Cameron James owns several businesses and arranges time in his schedule to go on location with Blake. There is a level of sacrifice involved, he said: “I have an incredible team of people I work with in real estate, [one of my businesses], so I am able to spend time with Blake and help my wife.”

“When people see me on set, they say, ‘It is so good to see you because it’s rare that fathers join their children while filming. It’s usually the mothers who are here,’” Cameron added.

According to Blake’s mom, the juggle is real.

“Let’s say Blake has to be on location for three months. I may go and be there three weeks,” said Tuesday, who oversees 14 employees as a corporate manager. “His dad will then come, we overlap a week and are there together, then one of us [comes to be with] our oldest son, Chase. We want to be present in both of our sons’ lives, so it takes a lot of sacrifice.”

Tuesday has been working at her company for 17 years and says her management team and employees have been very understanding.

“It takes a village,” she said. “We have family that steps in and helps, too. When we are traveling, sometimes, grandparents have to stay with our oldest son.”

A Bright Future

The James family prepares to spend six months, starting in January, in Canada to begin filming Blake’s next project. It’s nothing new for them, though, as they travel often and have the standing luggage to prove it.

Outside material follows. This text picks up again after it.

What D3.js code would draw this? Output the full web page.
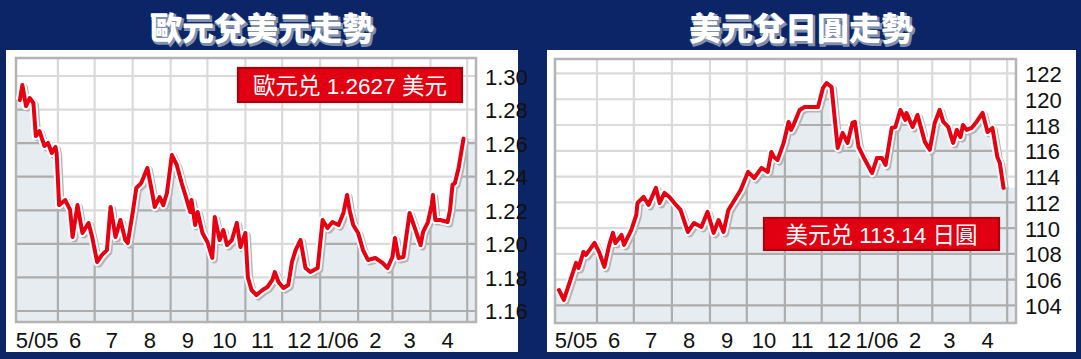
<!DOCTYPE html>
<html><head><meta charset="utf-8">
<script src="https://cdn.jsdelivr.net/npm/d3@7"></script>
<style>html,body{margin:0;padding:0;background:#0b2566;}svg{display:block}</style>
</head><body>
<svg id="c" width="1081" height="359"></svg>
<script>
// ---------- data ----------
const monthLabels = ["5/05","6","7","8","9","10","11","12","1/06","2","3","4"];
const eurTicks = [1.16,1.18,1.20,1.22,1.24,1.26,1.28,1.30];
const jpyTicks = [104,106,108,110,112,114,116,118,120,122];
const eurTitle = "歐元兌美元走勢";
const jpyTitle = "美元兌日圓走勢";
const eurLegend = "歐元兑 1.2627 美元";
const jpyLegend = "美元兑 113.14 日圓";

const eurDates = ["2005-05-01","2005-05-03","2005-05-06","2005-05-09","2005-05-12","2005-05-14","2005-05-17","2005-05-21","2005-05-24","2005-05-27","2005-05-30","2005-05-31",
"2005-06-02","2005-06-04","2005-06-07","2005-06-11","2005-06-13","2005-06-17","2005-06-21","2005-06-26","2005-06-29",
"2005-07-03","2005-07-07","2005-07-11","2005-07-14","2005-07-18","2005-07-22","2005-07-26","2005-07-28",
"2005-08-01","2005-08-04","2005-08-08","2005-08-13","2005-08-17","2005-08-19","2005-08-23","2005-08-26","2005-08-29",
"2005-09-02","2005-09-06","2005-09-10","2005-09-13","2005-09-17","2005-09-18","2005-09-21","2005-09-23","2005-09-27",
"2005-10-01","2005-10-05","2005-10-07","2005-10-11","2005-10-14","2005-10-17","2005-10-21","2005-10-25","2005-10-28",
"2005-11-01","2005-11-03","2005-11-06","2005-11-10","2005-11-15","2005-11-19","2005-11-23","2005-11-25","2005-11-28",
"2005-12-02","2005-12-06","2005-12-09","2005-12-12","2005-12-16","2005-12-20","2005-12-24","2005-12-30",
"2006-01-03","2006-01-07","2006-01-11","2006-01-16","2006-01-20","2006-01-23","2006-01-25","2006-01-28",
"2006-02-01","2006-02-05","2006-02-09","2006-02-15","2006-02-21","2006-02-25",
"2006-03-01","2006-03-03","2006-03-06","2006-03-10","2006-03-15","2006-03-19","2006-03-24","2006-03-26","2006-03-30",
"2006-04-02","2006-04-03","2006-04-05","2006-04-09","2006-04-15","2006-04-17","2006-04-19","2006-04-21","2006-04-24","2006-04-28"];
const eurValues = [1.2857,1.2946,1.2821,1.2869,1.2839,1.2643,1.2672,1.2583,1.2601,1.2541,1.2577,1.2541,
1.2231,1.2243,1.2261,1.2202,1.2041,1.2231,1.2065,1.2124,1.2041,
1.1892,1.1934,1.1963,1.2220,1.2041,1.2142,1.2023,1.2005,
1.2184,1.2333,1.2362,1.2452,1.2303,1.2220,1.2279,1.2231,1.2303,
1.2529,1.2470,1.2362,1.2291,1.2190,1.2261,1.2112,1.2190,1.2065,
1.2011,1.1916,1.2160,1.2023,1.2082,1.1993,1.2023,1.2124,1.1981,
1.2065,1.1802,1.1725,1.1695,1.1725,1.1743,1.1785,1.1832,1.1773,
1.1737,1.1755,1.1892,1.1963,1.2023,1.1856,1.1832,1.1856,
1.2142,1.2094,1.2130,1.2112,1.2184,1.2291,1.2202,1.2112,
1.2065,1.1963,1.1904,1.1916,1.1886,1.1856,
1.1922,1.2035,1.1916,1.1922,1.2184,1.2100,1.1993,1.2071,1.2130,
1.2231,1.2291,1.2142,1.2142,1.2130,1.2202,1.2351,1.2362,1.2452,1.2627];

const jpyDates = ["2005-05-01","2005-05-05","2005-05-15","2005-05-17","2005-05-21","2005-05-23","2005-05-26","2005-05-30",
"2005-06-03","2005-06-07","2005-06-11","2005-06-14","2005-06-16","2005-06-21","2005-06-23","2005-06-29",
"2005-07-03","2005-07-04","2005-07-09","2005-07-13","2005-07-19","2005-07-22","2005-07-26","2005-07-30",
"2005-08-03","2005-08-08","2005-08-14","2005-08-19","2005-08-25","2005-08-30",
"2005-09-04","2005-09-08","2005-09-12","2005-09-16","2005-09-20","2005-09-26",
"2005-10-02","2005-10-07","2005-10-13","2005-10-18","2005-10-21","2005-10-23","2005-10-26","2005-10-29","2005-10-31",
"2005-11-04","2005-11-06","2005-11-08","2005-11-13","2005-11-17","2005-11-28",
"2005-12-02","2005-12-05","2005-12-09","2005-12-14","2005-12-18","2005-12-22","2005-12-26","2005-12-28","2005-12-31",
"2006-01-04","2006-01-11","2006-01-15","2006-01-19","2006-01-22","2006-01-27","2006-01-30",
"2006-02-03","2006-02-07","2006-02-08","2006-02-13","2006-02-17","2006-02-23","2006-02-27",
"2006-03-03","2006-03-07","2006-03-10","2006-03-14","2006-03-18","2006-03-21","2006-03-24","2006-03-26","2006-03-29",
"2006-04-02","2006-04-06","2006-04-11","2006-04-15","2006-04-19","2006-04-23","2006-04-25","2006-04-28"];
const jpyValues = [105.20,104.43,107.30,106.91,108.15,107.92,108.31,108.85,
108.07,106.99,108.70,109.63,108.85,109.47,108.70,109.86,
111.02,111.95,112.42,111.80,113.12,111.95,112.73,112.42,
111.95,111.41,109.70,110.40,110.09,111.26,
109.63,110.63,109.70,111.41,112.03,112.96,
114.36,113.89,114.67,114.36,115.91,115.52,115.29,116.07,116.61,
118.24,117.62,118.00,119.17,119.40,119.40,
120.88,121.26,120.95,116.22,117.38,116.61,118.16,118.24,116.30,
115.52,114.28,115.44,115.44,114.90,117.77,117.85,
119.17,118.39,118.94,117.85,118.78,116.69,116.07,
118.16,119.17,118.24,117.85,116.61,117.62,117.07,118.00,117.62,
117.77,118.24,118.94,117.46,117.77,115.52,115.06,113.14];

// ---------- drawing ----------
const parse = d3.utcParse("%Y-%m-%d");
const svg = d3.select("#c");
const NAVY = "#0b2566", RED = "#e60012";
const FONT = "'Liberation Sans', Arial, 'Noto Sans CJK TC', sans-serif";

svg.append("rect").attr("width",1081).attr("height",359).attr("fill",NAVY);

const domain = [parse("2005-04-27"), parse("2006-05-09")];
const gridMonths = d3.utcMonth.range(parse("2005-06-01"), parse("2006-05-02"));
const labelMonths = d3.utcMonth.range(parse("2005-05-01"), parse("2006-05-01"));

function drawChart(o) {
  const g = svg.append("g");
  g.append("rect").attr("x",o.panel[0]).attr("y",o.panel[1]).attr("width",o.panel[2]).attr("height",o.panel[3]).attr("fill","#fff");
  // title with outline shadow
  g.append("text").attr("x",o.titleX+1.5).attr("y",41.5).attr("text-anchor","middle")
    .attr("font-family","'Noto Sans CJK TC', sans-serif").attr("font-weight",900).attr("font-size",32)
    .attr("fill","#7f8fae").attr("stroke","#7f8fae").attr("stroke-width",2).text(o.title);
  g.append("text").attr("x",o.titleX).attr("y",40).attr("text-anchor","middle")
    .attr("font-family","'Noto Sans CJK TC', sans-serif").attr("font-weight",900).attr("font-size",32)
    .attr("fill","#fff").text(o.title);

  const x = d3.scaleUtc().domain(domain).range([o.left, o.right]);
  const y = d3.scaleLinear().domain(o.yDomain).range([o.bottom, o.top]);
  const data = o.dates.map((d,i)=>({date:parse(d), value:o.values[i]}));

  g.append("rect").attr("x",o.left).attr("y",o.top).attr("width",o.right-o.left).attr("height",o.bottom-o.top).attr("fill","#fff");

  function grid(sel, color) {
    sel.selectAll("line.h").data(o.ticks).join("line").attr("class","h")
      .attr("x1",o.left).attr("x2",o.right).attr("y1",d=>y(d)).attr("y2",d=>y(d))
      .attr("stroke",color).attr("stroke-width",2.2);
    sel.selectAll("line.v").data(gridMonths).join("line").attr("class","v")
      .attr("y1",o.top).attr("y2",o.bottom).attr("x1",d=>x(d)).attr("x2",d=>x(d))
      .attr("stroke",color).attr("stroke-width",2.2);
  }
  grid(g.append("g"), "#dadada");

  const first = data[0], last = data[data.length-1];
  const ext = [{date:x.invert(o.left), value:first.value}, ...data, {date:x.invert(o.right), value:last.value}];
  const area = d3.area().x(d=>x(d.date)).y0(o.bottom).y1(d=>y(d.value));
  g.append("path").attr("d",area(ext)).attr("fill","#e7ecf1");
  const clipId = "clip"+o.id;
  g.append("clipPath").attr("id",clipId).append("path").attr("d",area(ext));
  grid(g.append("g").attr("clip-path",`url(#${clipId})`), "#adadad");

  g.append("rect").attr("x",o.left+1).attr("y",o.top+1).attr("width",o.right-o.left-2).attr("height",o.bottom-o.top-2)
    .attr("fill","none").attr("stroke","#b4b4b4").attr("stroke-width",2.5);

  const line = d3.line().x(d=>x(d.date)).y(d=>y(d.value)).curve(d3.curveLinear);
  g.append("path").attr("d",line(data)).attr("fill","none").attr("stroke","#b5b5b5").attr("stroke-width",7)
    .attr("stroke-linejoin","round").attr("transform","translate(2,2)");
  g.append("path").attr("d",line(data)).attr("fill","none").attr("stroke","#fff").attr("stroke-width",8)
    .attr("stroke-linejoin","round");
  g.append("path").attr("d",line(data)).attr("fill","none").attr("stroke",RED).attr("stroke-width",4)
    .attr("stroke-linejoin","round").attr("stroke-linecap","round");

  g.selectAll("text.yl").data(o.ticks).join("text").attr("class","yl")
    .attr("x",o.right+8).attr("y",d=>y(d)+1).attr("dominant-baseline","central")
    .attr("font-family",FONT).attr("font-size",22).attr("fill","#111")
    .text(d=>o.fmt(d));
  g.selectAll("text.xl").data(labelMonths).join("text").attr("class","xl")
    .attr("x",d=>x(d3.utcDay.offset(d,14))).attr("y",348).attr("text-anchor","middle")
    .attr("font-family",FONT).attr("font-size",22).attr("fill","#111")
    .text((d,i)=>monthLabels[i]);

  const b = o.box;
  g.append("rect").attr("x",b[0]+1).attr("y",b[1]+1).attr("width",b[2]-2).attr("height",b[3]-2)
    .attr("fill","#e00012").attr("stroke","#a8000c").attr("stroke-width",2.2);
  g.append("text").attr("x",b[0]+b[2]/2).attr("y",b[1]+b[3]/2+1).attr("text-anchor","middle").attr("dominant-baseline","central")
    .attr("font-family",FONT).attr("font-size",22.5).attr("fill","#fff").text(o.legend);
}

drawChart({id:"eur", panel:[6,50,512,302], titleX:262, title:eurTitle,
  left:15, right:477, top:57, bottom:323, yDomain:[1.15285,1.31132],
  ticks:eurTicks, fmt:d=>d.toFixed(2), dates:eurDates, values:eurValues,
  box:[237,67,226,36], legend:eurLegend});
drawChart({id:"jpy", panel:[547,50,529,302], titleX:801, title:jpyTitle,
  left:554, right:1017, top:58, bottom:324, yDomain:[102.56,123.20],
  ticks:jpyTicks, fmt:d=>String(d), dates:jpyDates, values:jpyValues,
  box:[763,217,237,34], legend:jpyLegend});
</script>
</body></html>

“You should see upstairs. There are a bunch of suitcases. We have to stay ready,” said Cameron, adding that it’s a privilege none of them take lightly.

“I remember one night Blake came to me and, crying, asked me why God chose him to do this,” said Cameron. “I said to him, ‘Why not you? Just remember to give God glory in all that you do.’”

And Blake followed his father’s advice. After he completed an interview on the red-carpet debut of “The Sound of Music,” he went back and said to the interviewer, “I want to give glory and honor to God and credit Him for giving me this opportunity.”

Blake’s parents say they will not push him, but they will continue to support him as more projects come his way.

Blake keeps it simple: “I want to be as successful as I can and spread the word of God.”